Spinach can be harvested from 37 to 45 days after seeding, but can take much longer to mature during late fall and winter months. Often, individual leaves are harvested, but the entire plant can be cut off just above ground level when there are 5 to 6 leaves. Higher yields result when plants have 10 to 12 leaves. Good yields for fresh market will range from 5 to 7 tons/A and 10 to 12 tons/A for processing. Market spinach is usually washed before marketing, and if cut early in the day and iced, can have a storage life of 10 to 14 days. The most common containers are bushel baskets, tubs or crates, each holding 18 to 25 lb.
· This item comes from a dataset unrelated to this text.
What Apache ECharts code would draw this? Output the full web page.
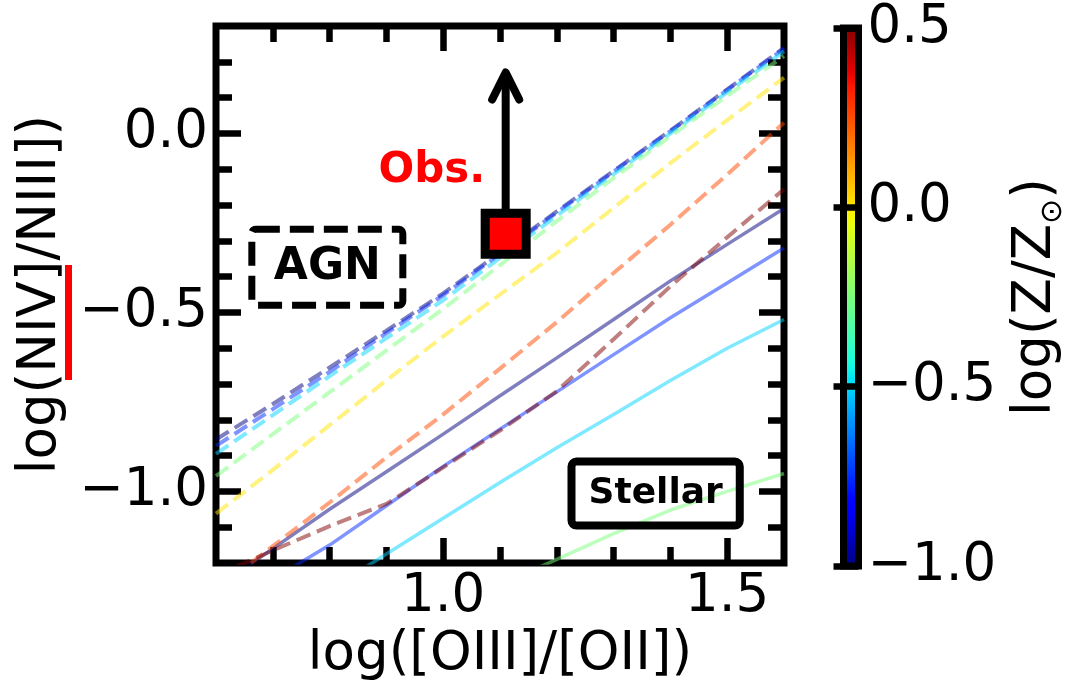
<!DOCTYPE html>
<html>
<head>
<meta charset="utf-8">
<script src="https://cdn.jsdelivr.net/npm/echarts@6/dist/echarts.min.js"></script>
<style>
  html, body { margin: 0; padding: 0; background: #fff; }
  #chart { width: 1065px; height: 689px; }
</style>
</head>
<body>
<div id="chart"></div>
<script>
// ---- data -----------------------------------------------------------------
// log([OIII]/[OII]) grid on which every model track is sampled
const logO3O2 = [0.6, 0.7, 0.8, 0.9, 1.0, 1.1, 1.2, 1.3, 1.4, 1.5, 1.6];

// metallicities log(Z/Zsun) of the model tracks
const metallicity = [-1.0, -0.75, -0.5, -0.25, 0.0, 0.25, 0.5];

// AGN photoionisation tracks: log(NIV]/NIII]) (dashed)
const agnZm100 = [-0.855, -0.756, -0.654, -0.551, -0.447, -0.333, -0.218, -0.105, 0.008, 0.123, 0.239];
const agnZm075 = [-0.873, -0.770, -0.666, -0.558, -0.452, -0.337, -0.221, -0.107, 0.006, 0.121, 0.237];
const agnZm050 = [-0.895, -0.787, -0.678, -0.572, -0.466, -0.348, -0.230, -0.114, 0.000, 0.115, 0.229];
const agnZm025 = [-0.957, -0.840, -0.723, -0.606, -0.490, -0.368, -0.245, -0.125, -0.008, 0.105, 0.216];
const agnZp000 = [-1.062, -0.940, -0.815, -0.690, -0.567, -0.450, -0.334, -0.208, -0.083, 0.037, 0.156];
const agnZp025 = [-1.275, -1.153, -1.031, -0.905, -0.785, -0.657, -0.527, -0.390, -0.255, -0.115, 0.030];
const agnZp050 = [-1.235, -1.165, -1.097, -1.035, -0.933, -0.830, -0.720, -0.575, -0.427, -0.290, -0.156];

// stellar photoionisation tracks: log(NIV]/NIII]) (solid)
const starZm100 = [-1.270, -1.160, -1.050, -0.945, -0.840, -0.733, -0.627, -0.520, -0.412, -0.310, -0.210];
const starZm075 = [-1.345, -1.245, -1.150, -1.040, -0.930, -0.826, -0.722, -0.618, -0.515, -0.418, -0.320];
const starZm050 = [null, null, -1.275, -1.175, -1.075, -0.975, -0.878, -0.785, -0.690, -0.600, -0.520];
const starZm025 = [null, null, null, null, null, -1.260, -1.190, -1.118, -1.052, -1.000, -0.950];

// observed object: lower limit on log(NIV]/NIII])
const obsO3O2 = 1.11;
const obsN4N3 = -0.28;
const obsArrowTip = 0.17;

// annotation anchors (data coordinates)
const obsTextAt = [0.98, -0.105];
const agnTextAt = [0.796, -0.374];
const stellarTextAt = [1.374, -1.006];

// axes
const xRange = [0.6, 1.6];
const yRange = [-1.2, 0.3];
const xMajorTicks = [1.0, 1.5];
const xMinorTicks = [0.7, 0.8, 0.9, 1.1, 1.2, 1.3, 1.4];
const yMajorTicks = [-1.0, -0.5, 0.0];
const yMinorTicks = [-1.1, -0.9, -0.8, -0.7, -0.6, -0.4, -0.3, -0.2, -0.1, 0.1, 0.2];
const zRange = [-1.0, 0.5];
const zTicks = [-1.0, -0.5, 0.0, 0.5];

// ---- colour map (matplotlib "jet") -----------------------------------------
const JET = {
  r: [[0, 0], [0.35, 0], [0.66, 1], [0.89, 1], [1, 0.5]],
  g: [[0, 0], [0.125, 0], [0.375, 1], [0.64, 1], [0.91, 0], [1, 0]],
  b: [[0, 0.5], [0.11, 1], [0.34, 1], [0.65, 0], [1, 0]]
};
function seg(pts, t) {
  for (let i = 1; i < pts.length; i++) {
    if (t <= pts[i][0]) {
      const [x0, y0] = pts[i - 1], [x1, y1] = pts[i];
      return y0 + (y1 - y0) * (t - x0) / (x1 - x0);
    }
  }
  return pts[pts.length - 1][1];
}
function jet(t, a) {
  const c = ['r', 'g', 'b'].map(k => Math.round(seg(JET[k], t) * 255));
  return a == null ? `rgb(${c.join(',')})` : `rgba(${c.join(',')},${a})`;
}
const zNorm = z => (z - zRange[0]) / (zRange[1] - zRange[0]);

// ---- styling helpers -------------------------------------------------------
const FONT = 'DejaVu Sans';
const FS = 53;
const fmt = v => (v < 0 ? '\u2212' : '') + Math.abs(v).toFixed(1);
const tickStyle = { color: '#000', width: 6.5 };

function tickAxis(position, range, values, length, withLabels, extra) {
  return Object.assign({
    type: 'value', gridIndex: 0, position, min: range[0], max: range[1],
    axisLine: { show: false, onZero: false },
    splitLine: { show: false },
    axisTick: { show: true, inside: true, length, customValues: values, lineStyle: tickStyle },
    axisLabel: withLabels
      ? { show: true, customValues: values, formatter: fmt, fontFamily: FONT, fontSize: FS, color: '#000' }
      : { show: false }
  }, extra || {});
}

function track(values, z, dashed) {
  const pts = [];
  logO3O2.forEach((x, i) => { if (values[i] !== null) pts.push([x, values[i]]); });
  return {
    type: 'line', xAxisIndex: 0, yAxisIndex: 0, data: pts,
    symbol: 'none', clip: true, silent: true, z: 2,
    lineStyle: {
      color: jet(zNorm(z), 0.5),
      width: dashed ? 4 : 3.5,
      type: dashed ? [15, 7] : 'solid',
      cap: 'butt'
    }
  };
}

const agnTracks = [agnZm100, agnZm075, agnZm050, agnZm025, agnZp000, agnZp025, agnZp050];
const starTracks = [starZm100, starZm075, starZm050, starZm025];

const series = [];
starTracks.forEach((v, i) => series.push(track(v, metallicity[i], false)));
agnTracks.forEach((v, i) => series.push(track(v, metallicity[i], true)));

// lower-limit arrow of the observation
series.push({
  type: 'custom', xAxisIndex: 0, yAxisIndex: 0, z: 5, silent: true, clip: false,
  data: [[obsO3O2, obsN4N3, obsArrowTip]],
  renderItem(params, api) {
    const base = api.coord([api.value(0), api.value(1)]);
    const tip = api.coord([api.value(0), api.value(2)]);
    return {
      type: 'group',
      children: [
        { type: 'line', shape: { x1: base[0], y1: base[1], x2: tip[0], y2: tip[1] + 3 },
          style: { stroke: '#000', lineWidth: 8, fill: 'none' } },
        { type: 'polyline',
          shape: { points: [[tip[0] - 13.5, tip[1] + 27], [tip[0], tip[1]], [tip[0] + 13.5, tip[1] + 27]] },
          style: { stroke: '#000', lineWidth: 8, lineCap: 'round', lineJoin: 'round', fill: 'none' } }
      ]
    };
  }
});

// observed point
series.push({
  type: 'scatter', xAxisIndex: 0, yAxisIndex: 0, z: 6, silent: true,
  data: [[obsO3O2, obsN4N3]],
  symbol: 'rect', symbolSize: 41,
  itemStyle: { color: '#ff0000', borderColor: '#000', borderWidth: 9, opacity: 1 }
});

// text annotations
series.push({
  type: 'scatter', xAxisIndex: 0, yAxisIndex: 0, z: 7, silent: true,
  symbolSize: 1, itemStyle: { color: 'transparent', opacity: 1 },
  data: [
    { value: obsTextAt, label: { show: true, position: 'inside', formatter: 'Obs.',
      fontFamily: FONT, fontWeight: 'bold', fontSize: 42, color: '#ff0000', opacity: 1 } },
    { value: agnTextAt, label: { show: true, position: 'inside', formatter: 'AGN',
      fontFamily: FONT, fontWeight: 'bold', fontSize: 44, color: '#000', lineHeight: 52, opacity: 1,
      borderColor: '#000', borderWidth: 7, borderType: [24, 10], borderRadius: 4, padding: [12, 22] } },
    { value: stellarTextAt, label: { show: true, position: 'inside', formatter: 'Stellar',
      fontFamily: FONT, fontWeight: 'bold', fontSize: 36, color: '#000', lineHeight: 42, opacity: 1,
      borderColor: '#000', borderWidth: 8, borderRadius: 5, padding: [11, 17] } }
  ]
});

// colour-bar gradient built from the colour map
const cbarStops = [];
for (let i = 0; i <= 60; i++) cbarStops.push({ offset: i / 60, color: jet(1 - i / 60) });

const option = {
  animation: false,
  backgroundColor: '#fff',
  grid: [
    { left: 216, top: 26, width: 568, height: 537, show: true, borderColor: '#000', borderWidth: 7,
      backgroundColor: 'transparent', outerBoundsMode: 'none', containLabel: false },
    { left: 843.5, top: 28, width: 15, height: 538, show: true, borderColor: '#000', borderWidth: 7,
      outerBoundsMode: 'none', containLabel: false,
      backgroundColor: { type: 'linear', x: 0, y: 0, x2: 0, y2: 1, colorStops: cbarStops } }
  ],
  xAxis: [
    tickAxis('bottom', xRange, xMajorTicks, 25, true, {
      name: 'log([OIII]/[OII])', nameLocation: 'middle', nameGap: 64,
      nameTextStyle: { fontFamily: FONT, fontSize: FS, color: '#000' }
    }),
    tickAxis('bottom', xRange, xMinorTicks, 16, false),
    tickAxis('top', xRange, xMajorTicks, 25, false),
    tickAxis('top', xRange, xMinorTicks, 16, false),
    { type: 'value', gridIndex: 1, show: false, min: 0, max: 1 }
  ],
  yAxis: [
    tickAxis('left', yRange, yMajorTicks, 25, true, {
      name: 'log(NIV]/NIII])', nameLocation: 'middle', nameRotate: 90, nameGap: 148,
      nameTextStyle: { fontFamily: FONT, fontSize: FS, color: '#000' }
    }),
    tickAxis('left', yRange, yMinorTicks, 16, false),
    tickAxis('right', yRange, yMajorTicks, 25, false),
    tickAxis('right', yRange, yMinorTicks, 16, false),
    {
      type: 'value', gridIndex: 1, position: 'right', min: zRange[0], max: zRange[1],
      axisLine: { show: false, onZero: false }, splitLine: { show: false },
      axisTick: { show: true, inside: true, length: 15, customValues: zTicks, lineStyle: tickStyle },
      axisLabel: { show: true, customValues: zTicks, formatter: fmt, margin: 9,
        fontFamily: FONT, fontSize: FS, color: '#000' },
      name: 'log(Z/Z{s|\u2299})', nameLocation: 'middle', nameRotate: 90, nameGap: 146,
      nameTextStyle: { fontFamily: FONT, fontSize: FS, color: '#000',
        rich: { s: { fontFamily: FONT, fontSize: 30, color: '#000', padding: [34, 0, 0, 0] } } }
    },
    {
      type: 'value', gridIndex: 1, position: 'left', min: zRange[0], max: zRange[1],
      axisLine: { show: false, onZero: false }, splitLine: { show: false },
      axisTick: { show: true, inside: false, length: 10, customValues: zTicks, lineStyle: tickStyle },
      axisLabel: { show: false }
    }
  ],
  graphic: [
    // red underline in the y-axis title
    { type: 'rect', left: 65, top: 265, shape: { width: 7, height: 115 }, style: { fill: '#ff0000' }, z: 10 }
  ],
  series
};

const chart = echarts.init(document.getElementById('chart'), null, { renderer: 'canvas' });
chart.setOption(option);
</script>
</body>
</html>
Spinach is sometimes field packed loose into crates or cartons averaging 18 lb net. Whole plants are sometimes bunched, like carrots, when going directly to retail markets. Spinach is usually washed before being marketed. Spinach should be kept cool and shaded after harvest. In summer and fall, spinach harvested early in the day and cooled immediately will have a much better shelf life. Frozen leaves can be damaged during harvest. During winter production, harvest later in the day, after leaves have thawed. Storage life is 10 to 14 days. Package as bushel baskets or crates containing 20 to 25 lb, cartons or wire-bound crates with 2 dozen bunches each, or 12 film bags (10 oz per bag) in a master carton.